Um Kulthum fondly remembered by fans.
"For me, Umm Kulthum represents a journey of my life," said Abdul Majid Sukar, a 64-year-pensioner, living in Cairo.
"When I was an art student, I used to study my lessons while listening to her songs on the radio. She was also a close part of Egypt's history in different times. Following the 1967 naksa (setback), she held concerts around the world and donated the proceeds to the rebuilding of the Egyptian army," Sukar said, referring to Egypt's military defeat by Israel in the Six-Day War.
Sukar recalls the day when Umm Kulthum died in February 1975. "When the news of her death was announced, all Arabs felt that a close member of their families had passed away. Her funeral drew millions of mourners, making it one of the hugest funerals the world has ever seen."
Born in December 1898 in a small village in the Nile Delta province of Dakhalia, Umm Kulthum, at 10, started singing at local funfairs and wedding parties. She was escorted by her father who was a prayer caller and a panegyrist. In a few years, the girl's exceptional voice drew attention, making her popular in the area. Later, she was introduced to well-known musicians and lyricists of the time, particularly when she went to stay in Cairo in 1921.

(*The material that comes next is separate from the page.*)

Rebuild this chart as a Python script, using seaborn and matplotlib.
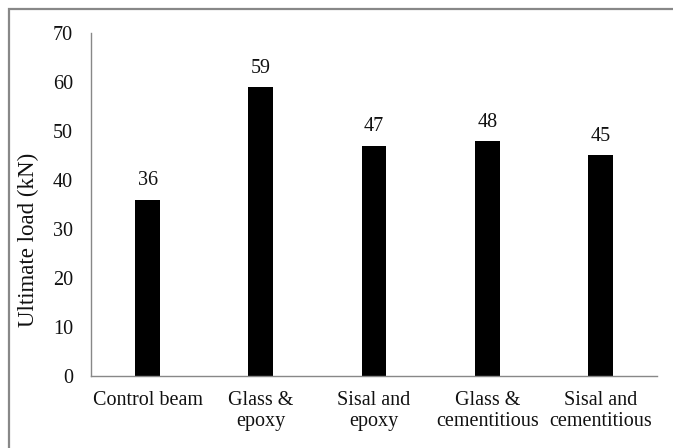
import matplotlib
matplotlib.use("Agg")
import matplotlib.pyplot as plt
import seaborn as sns
import pandas as pd
from matplotlib.patches import Rectangle

categories = ["Control beam", "Glass &\nepoxy", "Sisal and\nepoxy", "Glass &\ncementitious", "Sisal and\ncementitious"]
loads = [36, 59, 47, 48, 45]
yticks = [0, 10, 20, 30, 40, 50, 60, 70]

sns.set_theme(style="white")
plt.rcParams['font.family'] = ['Liberation Serif', 'DejaVu Serif']

df = pd.DataFrame({"cat": categories, "load": loads})

W, H = 673, 448
fig = plt.figure(figsize=(W / 100, H / 100), dpi=100)
ax = fig.add_axes([91 / W, (H - 376) / H, (657 - 91) / W, (376 - 33) / H])
sns.barplot(data=df, x="cat", y="load", color="black", width=0.22, ax=ax,
            saturation=1, linewidth=0)

for i, v in enumerate(loads):
    ax.text(i, v + 2.9, str(v), ha="center", va="baseline", fontsize=14.5, color="#111111")

ax.set_ylim(0, 70)
ax.set_yticks(yticks)
ax.set_yticklabels([str(t) for t in yticks], fontsize=14.5, color="#111111")
ax.set_xticks(range(len(categories)))
ax.set_xticklabels(categories, fontsize=14.5, color="#111111", linespacing=1.15)
ax.set_xlim(-0.5, len(categories) - 0.5)
ax.set_xlabel("")
ax.set_ylabel("Ultimate load (kN)", fontsize=16.5, color="#111111")
ax.yaxis.set_label_coords((39 - 91) / (657 - 91), (376 - 240) / (376 - 33))
ax.tick_params(axis="y", length=0, pad=13)
ax.tick_params(axis="x", length=0, pad=11)
for s in ["top", "right"]:
    ax.spines[s].set_visible(False)
for s in ["left", "bottom"]:
    ax.spines[s].set_color("#888888")
    ax.spines[s].set_linewidth(1.0)

fig.patches.append(Rectangle((8.5 / W, -0.1), 1.2, 1.1 - 9.5 / H, transform=fig.transFigure,
                             fill=False, edgecolor="#888888", linewidth=1.6))

fig.savefig("out.png", dpi=100)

Seven years later, she became one of Egypt's most renowned singers when a song of hers was a best seller. After a group of young army officers deposed Egypt's king in 1952, the chief of the state-run radio, who was a military figure, banned Umm Kulthum, accusing her of being loyal to the monarchy.
The decision was soon scrapped by Jamal Abdul Nasser, a leading army officer, who became in 1954 Egypt's president and an icon of Arab nationalism.
The 1960s are considered the peak of Umm Kulthum's career when her monthly concerts became a milestone event in the Arab world. She also performed in many Arab cities and foreign capitals. Nasser reportedly interfered to coax Um Kulthum and Mohammad Abdul Wahab -- a great Egyptian musician-singer -- into collaborating and producing Inta Umri (You're my Soul mate).
Um Kulthum first performed the song in 1964, and has since become one of the most famous Arabic songs. Her Kulthum's repertoire includes hundreds of love and patriotic songs.
In 1956, when Egypt was attacked by Britain, France and Israel in what was known as the Suez Canal Crisis, Umm Kulthum galvanised Egyptians' patriotic feelings by recording Back to my Weapon, a song that was later adopted as Egypt's national anthem.
She also starred in six films featuring leading actors of her time.
"I was not lucky enough to live in the time of Umm Kulthum," said Mahmoud Fuda, an engineering student.
"However, thanks to modern technology and guidance from my father, I have come to know this treasure called Umm Kulthum. I have bought most CDs of her songs, which are the finest in the Arabic singing. Her usual appearance at her concerts holding a handkerchief made it one of her timeless trademarks."
Umm Kulthum earned several nicknames during her long career, including the Planet of the East, the Lady of Arabic Singing, Egypt's Fourth Pyramid and Thuma.
In 2001, the Egyptian government launched a museum in Cairo housing her memorabilia and a large number of medals bestowed on her during her life. "Like millions of Egyptians and Arabs, I have been deeply impressed by Umm Kulthum," said Egyptian Culture Minister Saber Arab as he toured the museum last week.
"Thirty-nine years after her death, she is still etched on our memory."